From the looks of it, Rust is usable un a tiny embedded system but it is not "great". I think that out of the recent, trendy languages, Zig is the best suited for this task, but in practice C is still king.

The big thing is memory allocation, sometimes, on tiny systems, you can't malloc() at all, you also have to be careful about your stack, which is often no more than a few kB. Rust, like modern C++ tend to abstract away these things, which is perfectly fine on Linux and a good thing when you have a lot of dynamic structures, but one a tiny system, you usually want full control. Rust can do that, I think, like C++, it is just not what it does best. C works well because it does nothing unless you explicitly ask for it, and Zig took that philosophy and ran away with it, making memory allocation even more explicit.


Rust has no malloc in the language whatsoever. In embedded, you don't even include the libraries for dynamic allocation in the first place, unless you want to. And it's very normal not to.


It probably depends how tiny you mean. If the reason you can't allocate memory is because the only 1024 bytes of static RAM is all stack, then, yeah, Rust won't be very comfortable on that hardware. On the other hand C isn't exactly a barrel of laughs either. In my mind if I can sensibly chart what each byte of RAM is used for on a whiteboard then we should write machine code by hand and skip "high level" languages entirely.


Tools like embassy really are great: https://embassy.dev/


But with no_std, Rust is not memory safe, even when not using unsafe. It does have pattern matching and modules, however.


> But with no_std, Rust is not memory safe, even when not using unsafe.

What makes you say that?


[flagged]


I don't know where I've lied about this, supposedly. Unless you say that, because of this implementation exception (which is based on target, not std vs no_std by the way) as meaning that "there's no UB in safe Rust" to be a lie.

I would still stand by that statement generally. Implementation issues on specific platforms are generally not considered to be what's being discussed when talking about things like this. It's similar to how cvs-rs doesn't make this a lie; a bug isn't in scope to what we're talking about 99% of the time.
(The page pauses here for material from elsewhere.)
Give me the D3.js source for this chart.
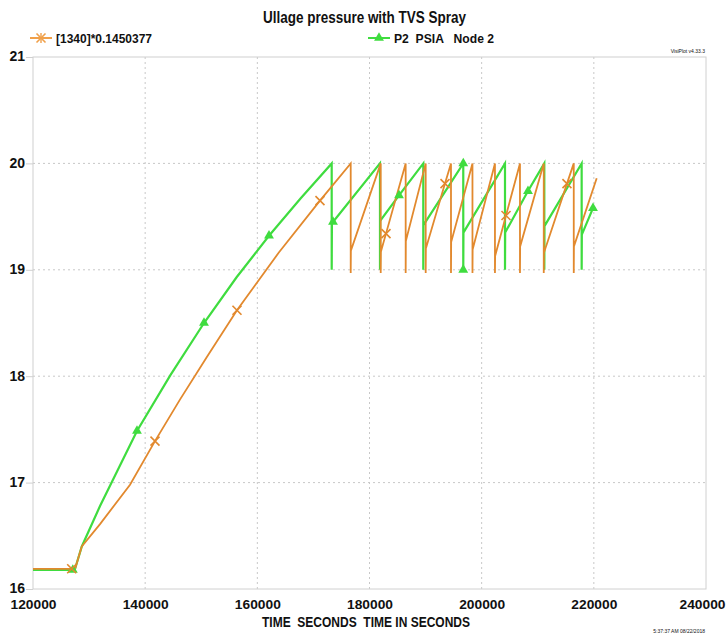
<!DOCTYPE html>
<html>
<head>
<meta charset="utf-8">
<script src="https://cdn.jsdelivr.net/npm/d3@7"></script>
<style>
  html, body { margin: 0; padding: 0; background: #fff; }
  svg { display: block; }
  text { font-family: "Liberation Sans", Arial, sans-serif; font-weight: bold; fill: #111; }
</style>
</head>
<body>
<svg id="chart" width="726" height="636"></svg>
<script>
// Tick values for both axes
const xTicks = [120000, 140000, 160000, 180000, 200000, 220000, 240000];
const yTicks = [16, 17, 18, 19, 20, 21];

// Series 1: [1340]*0.1450377 (time in seconds, pressure)
const orangeTime = [
  120000, 126900, 127500, 128700, 131950, 137300, 141750, 146200, 151000, 156370,
  163800, 171170, 176650, 176650, 176680, 182000, 182000, 182030, 182940, 186450,
  186450, 186480, 190020, 190020, 190050, 193460, 194530, 194530, 194560, 198360,
  198360, 198390, 202370, 202370, 202400, 204340, 206830, 206830, 206860, 211070,
  211070, 211100, 215210, 216420, 216420, 216450, 220510
];
const orangeP = [
  16.19, 16.19, 16.19, 16.40, 16.61, 16.98, 17.39, 17.78, 18.18, 18.62,
  19.16, 19.65, 20.00, 18.97, 19.18, 20.00, 18.97, 19.17, 19.34, 20.00,
  18.97, 19.27, 20.00, 18.97, 19.20, 19.81, 20.00, 18.97, 19.26, 20.00,
  18.97, 19.19, 20.00, 18.97, 19.13, 19.51, 20.00, 18.97, 19.22, 20.00,
  18.97, 19.16, 19.81, 20.00, 18.97, 19.22, 19.86
];
const orangeMarkTimes = [126900, 141750, 156370, 171170, 182940, 193460, 204340, 215210];

// Series 2: P2 PSIA Node 2
const greenTime = [
  120000, 127100, 127500, 128700, 131950, 138540, 144500, 150490, 156300, 162080,
  167700, 173260, 173260, 173300, 173490, 181870, 181870, 181900, 185260, 189590,
  189590, 189620, 196720, 196720, 196750, 204160, 204160, 204190, 208260, 211170,
  211170, 211200, 217830, 217830, 217860, 219850
];
const greenP = [
  16.18, 16.18, 16.19, 16.40, 16.78, 17.485, 18.01, 18.50, 18.93, 19.32,
  19.67, 20.00, 19.00, 19.44, 19.45, 20.00, 19.00, 19.46, 19.70, 20.00,
  19.00, 19.42, 20.00, 19.00, 19.35, 20.00, 19.00, 19.35, 19.74, 20.00,
  19.00, 19.41, 20.00, 19.00, 19.33, 19.58
];
const greenMarkTimes = [127100, 138540, 150490, 162080, 173490, 185260, 196720, 208260, 219850];

const seriesNames = ["[1340]*0.1450377", "P2  PSIA   Node 2"];
const chartTitle = "Ullage pressure with TVS Spray";
const xTitle = "TIME  SECONDS  TIME IN SECONDS";

const orangeColor = "#e2892e";
const legendOrange = "#f0a04a";
const greenColor = "#3fdc3f";

const svg = d3.select("#chart");
const margin = { left: 33, right: 20, top: 57, bottom: 47 };
const W = 726, H = 636;

const x = d3.scaleLinear().domain([120000, 240000]).range([margin.left, W - margin.right]);
const y = d3.scaleLinear().domain([16, 21]).range([H - margin.bottom, margin.top]);

// gridlines
const grid = svg.append("g");
grid.selectAll("line.vg").data(xTicks.slice(1, -1)).join("line")
  .attr("x1", d => x(d)).attr("x2", d => x(d))
  .attr("y1", y(21)).attr("y2", y(16))
  .attr("stroke", "#c8c8c8").attr("stroke-width", 1).attr("stroke-dasharray", "2,3");
grid.selectAll("line.hg").data(yTicks.slice(1, -1)).join("line")
  .attr("x1", x(120000)).attr("x2", x(240000))
  .attr("y1", d => y(d)).attr("y2", d => y(d))
  .attr("stroke", "#c8c8c8").attr("stroke-width", 1).attr("stroke-dasharray", "2,3");

// frame
svg.append("rect")
  .attr("x", x(120000)).attr("y", y(21))
  .attr("width", x(240000) - x(120000)).attr("height", y(16) - y(21))
  .attr("fill", "none").attr("stroke", "#d0d0d0").attr("stroke-width", 1);

// axes
const xAxis = svg.append("g").attr("transform", `translate(0,${y(16)})`)
  .call(d3.axisBottom(x).tickValues(xTicks).tickFormat(d3.format("d")).tickSize(0).tickPadding(10));
xAxis.select(".domain").remove();
xAxis.selectAll("text").style("font-size", "13.5px").attr("fill", "#111")
  .attr("textLength", 46).attr("lengthAdjust", "spacingAndGlyphs");
// keep the last label inside the page
xAxis.selectAll(".tick").filter(d => d === 240000).select("text").attr("dx", -4);

const yAxis = svg.append("g").attr("transform", `translate(${x(120000)},0)`)
  .call(d3.axisLeft(y).tickValues(yTicks).tickFormat(d3.format("d")).tickSize(7).tickPadding(1));
yAxis.select(".domain").remove();
yAxis.selectAll("line").attr("stroke", "#d0d0d0");
yAxis.selectAll("text").style("font-size", "14px").attr("fill", "#111").attr("dy", "0.28em");

// lines
const line = d3.line().x(d => x(d[0])).y(d => y(d[1]));
const greenData = greenTime.map((t, i) => [t, greenP[i]]);
const orangeData = orangeTime.map((t, i) => [t, orangeP[i]]);

svg.append("path").datum(greenData).attr("d", line)
  .attr("fill", "none").attr("stroke", greenColor).attr("stroke-width", 2.2);
svg.append("path").datum(orangeData).attr("d", line)
  .attr("fill", "none").attr("stroke", orangeColor).attr("stroke-width", 1.8);

// markers
const tri = d3.symbol().type(d3.symbolTriangle).size(42);
svg.append("g").selectAll("path")
  .data(greenData.filter(d => greenMarkTimes.includes(d[0])))
  .join("path")
  .attr("d", tri)
  .attr("transform", d => `translate(${x(d[0])},${y(d[1])})`)
  .attr("fill", greenColor);

function drawCross(g, cx, cy, r, color) {
  g.append("line").attr("x1", cx - r).attr("y1", cy - r).attr("x2", cx + r).attr("y2", cy + r)
    .attr("stroke", color).attr("stroke-width", 1.6);
  g.append("line").attr("x1", cx - r).attr("y1", cy + r).attr("x2", cx + r).attr("y2", cy - r)
    .attr("stroke", color).attr("stroke-width", 1.6);
}
const crossG = svg.append("g");
orangeData.filter(d => orangeMarkTimes.includes(d[0]))
  .forEach(d => drawCross(crossG, x(d[0]), y(d[1]), 4.5, orangeColor));

// title
svg.append("text").attr("x", 263).attr("y", 23)
  .attr("textLength", 203).attr("lengthAdjust", "spacingAndGlyphs")
  .style("font-size", "16px").text(chartTitle);

// legend
const lg = svg.append("g");
lg.append("line").attr("x1", 30).attr("x2", 52).attr("y1", 38).attr("y2", 38)
  .attr("stroke", legendOrange).attr("stroke-width", 2);
drawCross(lg, 41, 38, 4.5, legendOrange);
lg.append("line").attr("x1", 41).attr("x2", 41).attr("y1", 33).attr("y2", 43)
  .attr("stroke", legendOrange).attr("stroke-width", 1.4);
lg.append("text").attr("x", 56).attr("y", 43).style("font-size", "13.5px")
  .attr("textLength", 96).attr("lengthAdjust", "spacingAndGlyphs").text(seriesNames[0]);

lg.append("line").attr("x1", 368).attr("x2", 390).attr("y1", 38).attr("y2", 38)
  .attr("stroke", greenColor).attr("stroke-width", 2);
lg.append("path").attr("d", tri).attr("transform", "translate(379,38)").attr("fill", greenColor);
lg.append("text").attr("x", 394).attr("y", 43).style("font-size", "13.5px")
  .style("white-space", "pre").attr("xml:space", "preserve")
  .attr("textLength", 100).attr("lengthAdjust", "spacingAndGlyphs").text(seriesNames[1]);

// x axis title
svg.append("text").attr("x", 262).attr("y", 627)
  .attr("textLength", 208).attr("lengthAdjust", "spacingAndGlyphs")
  .style("font-size", "15px").attr("xml:space", "preserve").style("white-space", "pre").text(xTitle);

// program stamps
svg.append("text").attr("x", 705).attr("y", 53).attr("text-anchor", "end")
  .style("font-size", "5px").style("font-weight", "normal").attr("fill", "#555").text("VisiPlot v4.33.3");
svg.append("text").attr("x", 705).attr("y", 633).attr("text-anchor", "end")
  .style("font-size", "5px").style("font-weight", "normal").attr("fill", "#555").text("5:37:37 AM 08/22/2018");
</script>
</body>
</html>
In context, I'd have no reason to deny that this is something you'd want to watch out for.


> For an example, if a function in no_std overflows, it can result in undefined behavior, no unsafe required. And stack overflows are easy in Rust, like they are easy in most other systems languages.

This is true, no_std has no Rust runtime so it doesn't provide stack protection. I am aware of efforts to address this for embedded, but they're not available at the moment.

> Steve Klabnik has lied about that in the past, as he is wont to do.

1) I don't know what Steve has to do with anything I asked so it is bizarre to bring up and 2) I find this is to be a ridiculous statement.